A review of different literature on the topic of OxyContin withdrawal will reveal the general advisement that there is no set weaning-off plan. While this is true, according to research published in the Journal of Addiction Medicine, a taper that lasts one week to one month can be suitable to many recovering persons. However, each tapering process is different, and it can change over time depending on the recovering person’s responses during different stages.
It bears mention that there is some advisement online that those with a history of OxyContin abuse can readily wean themselves off this drug by decreasing dosages slowly over time. However, this approach is not advisable, nor does it appear prudent to rely on a drug of abuse to end one’s abuse. Some sites state that opioids must be reduced by 10 percent each week and then 20 percent every 3-5 days. This information is useful only to express a strong caution that there should never be a sharp decrease in the amount of OxyContin in a short timespan, as this approach can trigger negative health responses.
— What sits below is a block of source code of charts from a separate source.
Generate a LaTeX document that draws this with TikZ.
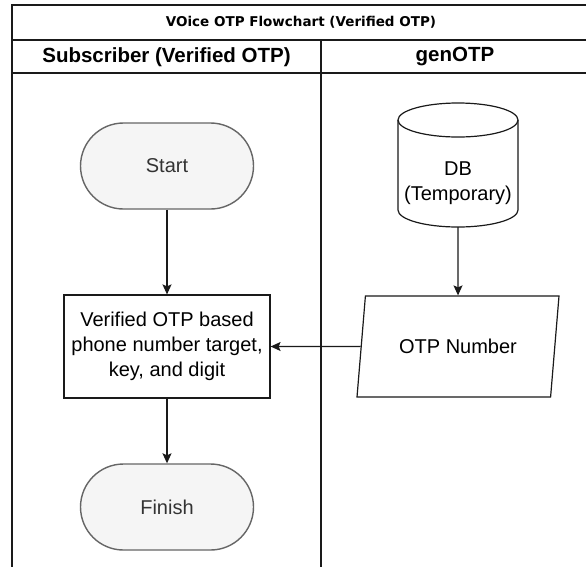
\documentclass[tikz,border=0pt]{standalone}
\usepackage{fontspec}
\setmainfont{Liberation Sans}
\newfontfamily\titlefont{DejaVu Sans}
\usetikzlibrary{shapes.geometric,arrows.meta}

\definecolor{termfill}{HTML}{F5F5F5}
\definecolor{termline}{HTML}{666666}
\definecolor{termtext}{HTML}{333333}
\definecolor{ink}{HTML}{1A1A1A}

\begin{document}
\begin{tikzpicture}[x=1pt,y=-1pt,
  lane/.style={draw=ink,line width=1.4pt},
  bodyfont/.style={font=\fontsize{20}{25}\selectfont},
  headfont/.style={font=\bfseries\fontsize{20.5}{24}\selectfont},
  terminal/.style={bodyfont,draw=termline,fill=termfill,line width=1.4pt,
    text=termtext,minimum width=173pt,minimum height=86pt,rounded corners=43pt},
  process/.style={bodyfont,draw=ink,fill=white,line width=1.2pt,
    minimum width=206pt,minimum height=103pt,align=center,inner sep=0pt},
  iodata/.style={bodyfont,trapezium,trapezium left angle=70,
    trapezium right angle=110,trapezium stretches=true,draw=ink,fill=white,
    line width=1.2pt,minimum width=202pt,minimum height=101pt,inner sep=0pt},
  cylbox/.style={minimum width=120pt,minimum height=124pt,inner sep=0pt},
  flow/.style={draw=ink,line width=1.2pt,
    -{Stealth[length=10pt,width=9pt,inset=2pt]}}
]
\clip (0,0) rectangle (586,566);
\fill[white] (0,0) rectangle (586,566);

% pool frame: title row, lane header row, lane divider
\draw[lane] (590,5) -- (12,5) -- (12,570);
\draw[lane] (12,40) -- (590,40);
\draw[lane] (12,73) -- (590,73);
\draw[lane] (321,40) -- (321,570);

\node[font=\titlefont\bfseries\fontsize{13.5}{15}\selectfont] (title)
  at (301,22) {VOice OTP Flowchart (Verified OTP)};
\node[headfont] (laneA) at (166.5,57) {Subscriber (Verified OTP)};
\node[headfont] (laneB) at (455,57) {genOTP};

% subscriber lane
\node[terminal] (start) at (167,166) {Start};
\node[process] (verify) at (167,346.5)
  {Verified OTP based\\phone number target,\\key, and digit};
\node[terminal] (finish) at (167,507) {Finish};

% genOTP lane: database cylinder
\node[cylbox] (db) at (458,165) {};
\filldraw[draw=ink,fill=white,line width=1.2pt]
  (398,120) -- (398,210) arc[start angle=180,end angle=0,x radius=60,y radius=17]
  -- (518,120);
\draw[ink,line width=1.2pt] (458,120) ellipse[x radius=60,y radius=17];
\node[bodyfont,align=center] (dblabel) at ([yshift=-18pt]db.center)
  {DB\\(Temporary)};

\node[iodata] (otp) at (458,346.5) {OTP Number};

% connectors
\draw[flow] (start.south) -- (verify.north);
\draw[flow] (verify.south) -- (finish.north);
\draw[flow] (db.south) -- (otp.north);
\draw[flow] (otp.west) -- (verify.east);
\end{tikzpicture}
\end{document}
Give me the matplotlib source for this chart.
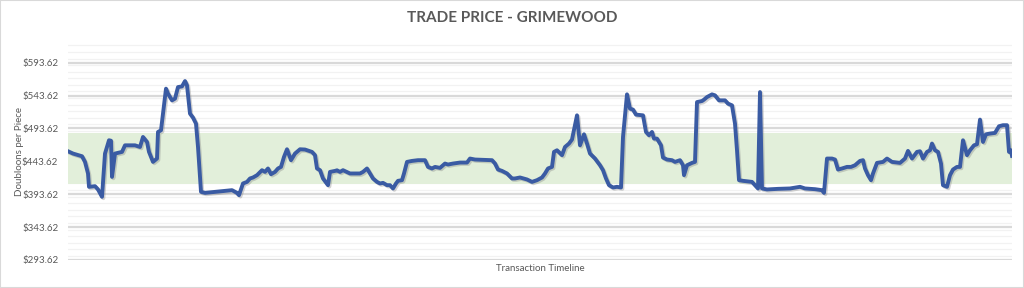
import matplotlib.pyplot as plt
import matplotlib.patheffects as pe
from matplotlib.patches import Rectangle
from matplotlib.ticker import MultipleLocator, FuncFormatter

# Data (transaction number, price)
transactions = [
    0, 5, 14, 17, 20, 21, 27, 30, 34, 37, 41, 43, 44, 47, 54, 57, 67, 72, 75, 79,
    81, 85, 89, 90, 93, 95, 98, 100, 104, 107, 110, 114, 117, 119, 122, 125, 128, 130, 133, 137,
    164, 169, 171, 175, 179, 182, 185, 189, 194, 197, 200, 203, 207, 210, 213, 216, 219, 223, 227, 232,
    237, 244, 247, 249, 252, 255, 260, 262, 267, 269, 272, 275, 282, 292, 295, 299, 302, 305, 309, 312,
    315, 319, 322, 325, 328, 330, 334, 336, 339, 344, 350, 357, 360, 364, 367, 372, 377, 380, 385, 392,
    399, 402, 407, 424, 427, 430, 434, 439, 444, 447, 452, 459, 464, 469, 474, 477, 480, 484, 486, 489,
    494, 497, 501, 504, 509, 512, 516, 519, 522, 527, 532, 535, 538, 541, 545, 549, 553, 555, 559, 562,
    565, 568, 575, 578, 581, 584, 586, 589, 593, 595, 599, 604, 607, 612, 615, 616, 619, 624, 627, 629,
    634, 636, 639, 644, 647, 651, 657, 660, 664, 667, 669, 671, 675, 684, 687, 690, 692, 694, 699, 710,
    722, 732, 737, 747, 754, 756, 759, 764, 767, 770, 774, 779, 783, 787, 792, 795, 797, 800, 803, 805,
    809, 815, 819, 824, 832, 837, 840, 844, 849, 852, 855, 859, 862, 864, 867, 870, 873, 875, 879, 882,
    885, 889, 892, 895, 899, 902, 906, 909, 912, 915, 918, 922, 927, 931, 935, 939, 941, 943, 944,
]
prices = [
    459.0, 455.5, 451.4, 442.8, 425.2, 404.9, 405.9, 400.9, 389.7, 455.5, 475.7, 475.0, 420.0, 455.5, 458.0, 468.0, 468.0, 465.5, 480.7, 473.1,
    458.0, 442.8, 447.9, 488.3, 490.9, 516.2, 554.2, 546.6, 536.4, 539.0, 556.6, 557.6, 565.7, 559.2, 516.2, 510.1, 501.0, 465.5, 397.3, 395.7,
    399.8, 395.7, 392.2, 410.0, 412.4, 417.6, 419.1, 422.6, 430.2, 427.6, 432.8, 424.1, 427.6, 432.8, 435.2, 450.4, 462.0, 445.4, 455.5, 462.0,
    461.6, 458.0, 453.0, 432.8, 430.2, 417.6, 407.4, 427.6, 429.1, 430.0, 427.6, 430.2, 425.2, 425.2, 427.6, 432.8, 425.2, 417.6, 412.4, 410.0,
    410.9, 407.4, 407.4, 402.4, 410.0, 414.0, 415.0, 425.2, 442.8, 444.3, 445.4, 445.4, 435.2, 432.8, 435.2, 433.7, 440.3, 438.8, 440.3, 441.8,
    441.8, 447.9, 446.4, 445.4, 440.3, 431.2, 429.1, 425.2, 417.6, 417.6, 419.1, 416.1, 412.4, 415.0, 419.1, 425.2, 432.8, 435.2, 458.0, 460.5,
    453.0, 465.5, 470.7, 476.8, 513.6, 468.0, 484.8, 470.7, 455.5, 447.9, 437.7, 430.2, 417.6, 407.4, 403.9, 404.9, 403.9, 480.7, 545.5, 523.8,
    522.3, 514.7, 513.6, 488.3, 483.3, 488.3, 478.2, 478.2, 468.1, 449.4, 446.4, 445.4, 442.8, 445.4, 437.7, 422.6, 437.7, 441.3, 442.8, 533.8,
    535.4, 537.5, 541.4, 545.5, 544.0, 536.4, 536.4, 531.4, 528.8, 501.0, 460.5, 415.0, 414.0, 412.4, 407.4, 402.4, 549.0, 402.4, 400.9, 401.8,
    402.4, 404.9, 402.4, 401.3, 399.8, 395.7, 447.9, 447.9, 446.4, 431.2, 432.8, 435.2, 435.2, 437.7, 444.3, 445.4, 432.8, 422.6, 415.0, 425.2,
    441.3, 442.8, 447.9, 442.8, 441.3, 447.9, 459.5, 447.9, 458.0, 459.0, 447.9, 458.0, 460.5, 470.7, 460.5, 458.0, 440.3, 407.4, 404.9, 422.6,
    431.2, 435.2, 435.2, 475.7, 453.0, 460.5, 468.0, 469.6, 507.1, 473.1, 484.8, 485.9, 486.9, 497.0, 498.6, 498.6, 458.0, 460.5, 452.0,
]

band_low = 408.62
band_high = 486.0
y_min = 293.62
y_max = 623.62

fig = plt.figure(figsize=(10.24, 2.88), dpi=100)
ax = fig.add_axes([68 / 1024, 28 / 288, 944 / 1024, 217 / 288])

ax.axhspan(band_low, band_high, color="#E2EFDA", zorder=1, lw=0)
ax.plot(transactions, prices, color="#3A5BA3", lw=2.8, zorder=3,
        solid_joinstyle="round",
        path_effects=[pe.SimpleLineShadow(offset=(1, -1), shadow_color="gray", alpha=0.35),
                      pe.Normal()])

ax.set_xlim(0, transactions[-1])
ax.set_ylim(y_min, y_max)
ax.yaxis.set_major_locator(MultipleLocator(50))
ax.yaxis.set_minor_locator(MultipleLocator(10))
ax.set_yticks([y_min + 50 * k for k in range(7)])
ax.yaxis.set_major_formatter(FuncFormatter(lambda v, p: f"${v:.2f}"))
ax.grid(which="major", axis="y", color="#D9D9D9", lw=1.6, zorder=0)
ax.grid(which="minor", axis="y", color="#F2F2F2", lw=0.9, zorder=0)
ax.set_axisbelow(True)
ax.set_xticks([])
for s in ax.spines.values():
    s.set_visible(False)
ax.tick_params(axis="y", which="both", length=0, pad=7, labelsize=7, labelcolor="#595959")
for lbl in ax.get_yticklabels():
    lbl.set_family("Lato")

ax.set_xlabel("Transaction Timeline", fontsize=7, color="#595959", family="Lato", labelpad=3)
fig.text(20 / 1024, 1 - 151 / 288, "Doubloons per Piece", rotation=90, fontsize=7,
         color="#595959", family="Lato", ha="center", va="center")
fig.text(512 / 1024, 1 - 18 / 288, "TRADE PRICE - GRIMEWOOD", fontsize=11, fontweight="bold",
         color="#595959", family="Lato", ha="center", va="center")

fig.patches.append(Rectangle((0, 0), 1, 1, transform=fig.transFigure, fill=False,
                             edgecolor="#D9D9D9", lw=1.5))

fig.savefig("out.png", dpi=100)
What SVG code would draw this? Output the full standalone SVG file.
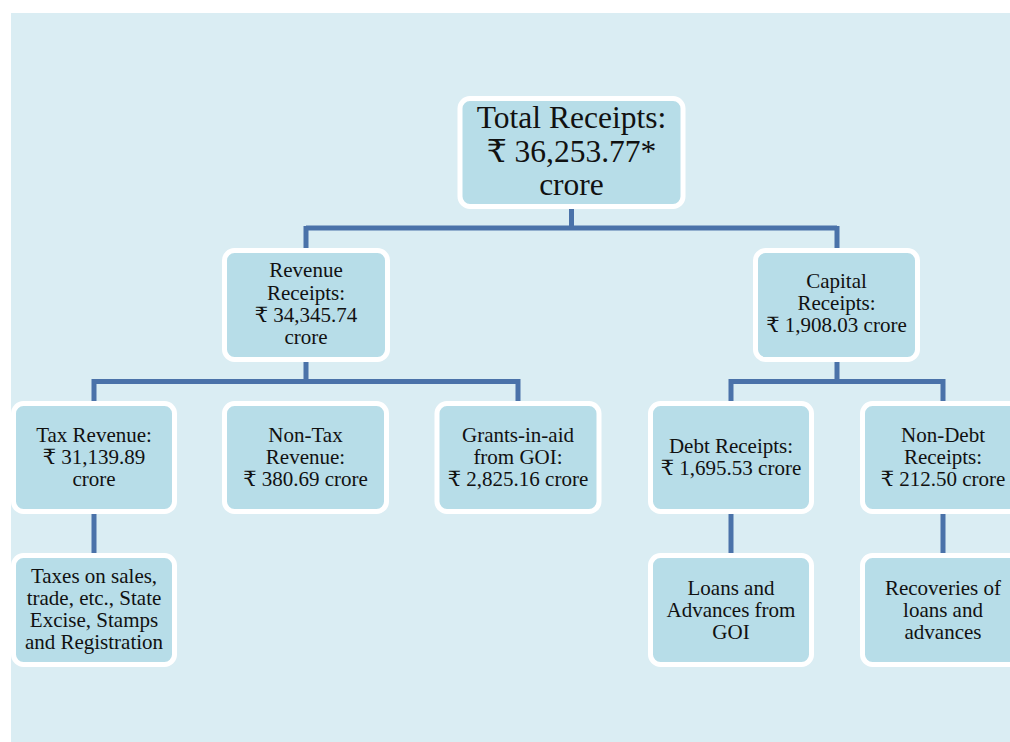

These at-home detox advisements do not take into account important elements of the tapering-off process that they promote.
For instance, it would be very difficult for a nonprofessional to accurately measure the necessary percentage decreases in OxyContin. The strongest caution that can be made is simply not to approach tapering without the assistance of a medical professional. A treatment program will not use OxyContin to wean a person off OxyContin. When tapering is part of the course of treatment in a medically supervised environment, as stated, targeted FDA-approved medications are used.
It is established in the drug treatment community that tapering off is not enough, even when full detox is achieved. A program with a full continuum of services will provide a host of supportive treatments. Treatment in a structured rehab program provides at least a twofold benefit. First, professional staff can help those with a substance abuse history to establish abstinence (through detox, short-term tapering to detox, or long-term substitution therapy). Second, rehab treatment can help recovering individuals to learn relapse prevention strategies as well as to develop skills to build a new drug-free lifestyle.
The desired outcome of recovery is that it be lasting. Entering a comprehensive rehab program is currently considered to be the most advisable approach to achieve this goal.